The deliverable reviewed the literature on the effects, costs, and benefits of river restoration and collected these in a database to empirically investigate the costs and benefits of river restoration measures throughout Europe. Also, to inform future cost-benefit analysis, descriptions of the specific hydromorphological measures found in the database and their potential impact on aquatic plants, macroinvertebrates, and fish were provided.
The cost database assembled for the deliverable contained cost data for 766 restoration projects from Germany (n=454), Spain (n=228), the United Kingdom (n=54), and the Netherlands (n=30). The cost data for most measures varied considerably, which restricted the conclusions that could be drawn from the database.
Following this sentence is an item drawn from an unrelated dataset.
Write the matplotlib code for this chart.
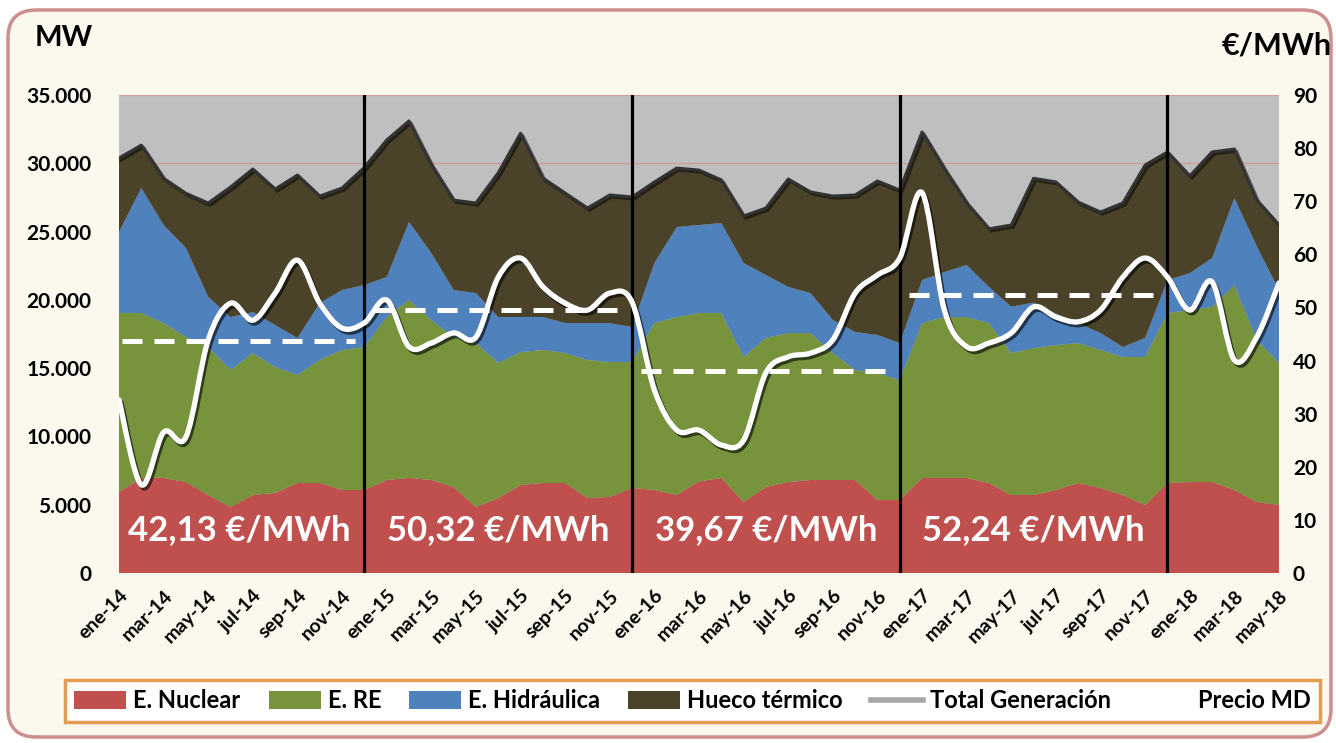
import numpy as np
import matplotlib
matplotlib.use("Agg")
import matplotlib.pyplot as plt
from matplotlib.path import Path
from matplotlib.patches import PathPatch, FancyBboxPatch, Patch
from matplotlib.lines import Line2D
from matplotlib.transforms import IdentityTransform
import matplotlib.patheffects as pe

plt.rcParams['font.family'] = ['Lato', 'DejaVu Sans']
plt.rcParams['font.weight'] = 'bold'

# ---------------- data (MW, monthly ene-14 .. may-18) ----------------
nuclear = [5930, 6960, 6960, 6660, 5710, 4830, 5710, 5860, 6590, 6590, 6080, 6080,
           6810, 6960, 6810, 6300, 4830, 5490, 6440, 6590, 6590, 5490, 5570, 6220,
           6080, 5710, 6700, 6960, 5200, 6300, 6660, 6810, 6810, 6810, 5350, 5350,
           6960, 6960, 6960, 6590, 5710, 5710, 6080, 6590, 6220, 5710, 4980, 6590,
           6660, 6660, 6080, 5200, 4980]
renovable = [13110, 12080, 11340, 10620, 10840, 10030, 10400, 9220, 7910, 9010, 10250, 10470,
             11930, 13030, 11710, 10980, 12010, 9890, 9740, 9740, 9520, 10110, 9880, 9230,
             12220, 13030, 12340, 12080, 10620, 10910, 10910, 10760, 9300, 8050, 9290, 8780,
             11340, 11780, 11780, 11710, 10400, 10760, 10610, 10250, 10110, 10110, 10840, 12450,
             12600, 12820, 15010, 11860, 10400]
hidraulica = [5930, 9150, 7180, 6520, 3660, 3880, 3000, 3080, 2710, 4170, 4390, 4540,
              2930, 5710, 4910, 3440, 3660, 3360, 2560, 2410, 2190, 2700, 2850, 2560,
              4400, 6590, 6440, 6590, 6880, 4610, 3370, 2930, 2410, 2790, 2790, 2710,
              3150, 3300, 3810, 2640, 3390, 3330, 2310, 1460, 1240, 730, 1390, 2410,
              2700, 3580, 6370, 6880, 5340]
hueco_termico = [5410, 3140, 3420, 4000, 6880, 9520, 10470, 9950, 11930, 7830, 7470, 8610,
                 10030, 7400, 6470, 6580, 6590, 10560, 13460, 10180, 9520, 8420, 9380, 9520,
                 5930, 4320, 4020, 3150, 3440, 4900, 7910, 7400, 9080, 10030, 11270, 11200,
                 10840, 7560, 4550, 4260, 5980, 9100, 9630, 8860, 8860, 10540, 12660, 9380,
                 7110, 7770, 3580, 3370, 4760]
# Precio mercado diario (EUR/MWh)
precio = [32.6, 16.6, 26.5, 25.6, 43.9, 50.8, 47.6, 52.7, 58.9, 50.8, 46.1, 47.1,
          51.4, 42.6, 43.3, 45.2, 44.4, 55.7, 59.3, 53.9, 50.8, 49.5, 52.7, 51.0,
          34.5, 26.9, 26.9, 24.1, 25.0, 37.7, 40.7, 41.4, 43.9, 52.7, 56.1, 59.3,
          71.6, 49.5, 42.6, 43.3, 45.2, 50.1, 48.2, 47.3, 49.5, 55.7, 59.3, 55.7,
          49.5, 54.8, 40.1, 44.4, 54.6]

tick_labels = ["ene-14", "mar-14", "may-14", "jul-14", "sep-14", "nov-14",
               "ene-15", "mar-15", "may-15", "jul-15", "sep-15", "nov-15",
               "ene-16", "mar-16", "may-16", "jul-16", "sep-16", "nov-16",
               "ene-17", "mar-17", "may-17", "jul-17", "sep-17", "nov-17",
               "ene-18", "mar-18", "may-18"]

year_separators = [11, 23, 35, 47]          # month index of the vertical lines
avg_levels = [43.6, 49.5, 38.0, 52.3]       # dashed lines (right axis)
avg_labels = ["42,13 €/MWh", "50,32 €/MWh", "39,67 €/MWh", "52,24 €/MWh"]

left_ticks = [0, 5000, 10000, 15000, 20000, 25000, 30000, 35000]
left_ticklabels = ["0", "5.000", "10.000", "15.000", "20.000", "25.000", "30.000", "35.000"]
right_ticks = [0, 10, 20, 30, 40, 50, 60, 70, 80, 90]

series_names = ["E. Nuclear", "E. RE", "E. Hidráulica", "Hueco térmico"]
colors = ["#C0504D", "#77933C", "#4F81BD", "#4A4229"]

# ---------------- figure ----------------
W, H = 1336, 743
fig = plt.figure(figsize=(W / 100, H / 100), dpi=100, facecolor="white")

frame = FancyBboxPatch((8, 6), 1323, 727, boxstyle="round,pad=0,rounding_size=28",
                       transform=IdentityTransform(), facecolor="#FBF8EE",
                       edgecolor="#CC8E8E", linewidth=2.5, zorder=0)
fig.add_artist(frame)

ax = fig.add_axes([119 / W, 1 - 573 / H, (1279 - 119) / W, (573 - 95) / H])
ax.set_facecolor("#BFBFBF")
n = len(nuclear)
x = np.arange(n)

ax.stackplot(x, nuclear, renovable, hidraulica, hueco_termico, colors=colors,
             linewidth=0, zorder=2)
total = np.sum([nuclear, renovable, hidraulica, hueco_termico], axis=0)
ax.plot(x, total, color="#333333", lw=2.2, zorder=3,
        path_effects=[pe.SimpleLineShadow(offset=(1.5, -1.5), shadow_color="black", alpha=0.5),
                      pe.Normal()])

ax.set_xlim(0, n - 1)
ax.set_ylim(0, 35000)
ax.set_yticks(left_ticks)
ax.set_yticklabels(left_ticklabels)
ax.yaxis.grid(True, color="#D49A9A", lw=0.9, zorder=1)
ax.set_axisbelow(True)
ax.set_xticks(np.arange(0, n, 2))
ax.set_xticklabels(tick_labels, rotation=45, ha="right", va="top", rotation_mode="anchor")
ax.tick_params(axis="both", length=0)
ax.tick_params(axis="y", pad=20, labelsize=15)
ax.tick_params(axis="x", pad=10, labelsize=14)
for s in ax.spines.values():
    s.set_visible(False)

for sep in year_separators:
    ax.axvline(sep, color="black", lw=2.3, zorder=4)

# ---------------- price axis ----------------
ax2 = ax.twinx()
ax2.set_ylim(0, 90)
ax2.set_yticks(right_ticks)
ax2.tick_params(axis="y", length=0, pad=10, labelsize=15)
for s in ax2.spines.values():
    s.set_visible(False)

pts = np.column_stack([x, precio]).astype(float)
verts = [pts[0]]
codes = [Path.MOVETO]
for i in range(n - 1):
    p0 = pts[i - 1] if i > 0 else pts[i]
    p1 = pts[i]
    p2 = pts[i + 1]
    p3 = pts[i + 2] if i + 2 < n else pts[i + 1]
    verts += [p1 + (p2 - p0) / 6.0, p2 - (p3 - p1) / 6.0, p2]
    codes += [Path.CURVE4] * 3
price_patch = PathPatch(Path(verts, codes), facecolor="none", edgecolor="white", lw=3.8,
                        transform=ax2.transData, zorder=5, capstyle="round", joinstyle="round",
                        path_effects=[pe.SimpleLineShadow(offset=(1.5, -2), shadow_color="black", alpha=0.6),
                                      pe.Normal()])
ax2.add_patch(price_patch)

bounds = [0] + year_separators
for k, lvl in enumerate(avg_levels):
    x0 = bounds[k] + (0.15 if k == 0 else 0.4)
    x1 = bounds[k + 1] - 0.4
    ax2.plot([x0, x1], [lvl, lvl], color="white", lw=3.6, linestyle=(0, (4.0, 2.4)), zorder=6)
    ax.text((x0 + x1) / 2, 3150, avg_labels[k], color="white", fontsize=25, fontweight="bold",
            ha="center", va="center", zorder=6)

# ---------------- titles ----------------
fig.text(35 / W, 1 - 38 / H, "MW", fontsize=21, fontweight="bold", ha="left", va="center")
fig.text(1332 / W, 1 - 45 / H, "€/MWh", fontsize=22, fontweight="bold", ha="right", va="center")

# ---------------- legend ----------------
handles = [Patch(facecolor=c, edgecolor="none") for c in colors]
handles += [Line2D([], [], color="#A6A6A6", lw=4), Line2D([], [], color="white", lw=4)]
labels = series_names + ["Total Generación", "Precio MD"]
leg = fig.legend(handles, labels, loc="center", ncol=6, mode="expand",
                 bbox_to_anchor=(65 / W, 1 - 722 / H, (1320 - 65) / W, 42 / H),
                 frameon=True, fancybox=False, edgecolor="#E39D52", facecolor="#FFFFFF",
                 framealpha=1, borderaxespad=0, handlelength=2.2, handleheight=0.8,
                 handletextpad=0.3, columnspacing=0.6,
                 prop={"size": 17, "weight": "bold"})
leg.get_frame().set_linewidth(2.5)

fig.savefig("out.png", dpi=100, facecolor=fig.get_facecolor())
This suggests that investing efforts in gathering and incorporating cost information into decision making is a prerequisite to increase the efficiency of river restoration activities.
Ecosystem services resulting from hydromorphological river restoration were evaluated as the environmental benefits provided by restored river ecosystems and riparian zones. As a rule, a restoration project was treated as a bundle of ecosystem services, which made it very difficult to determine values for these services individually or as a whole. The majority of the economic benefits studies reviewed assumed that local households were the main beneficiaries of river restoration.
The deliverable is also available to download free of charge on the REFORM project website. These results will be used to guide cost-benefit analysis in a forthcoming REFORM deliverable.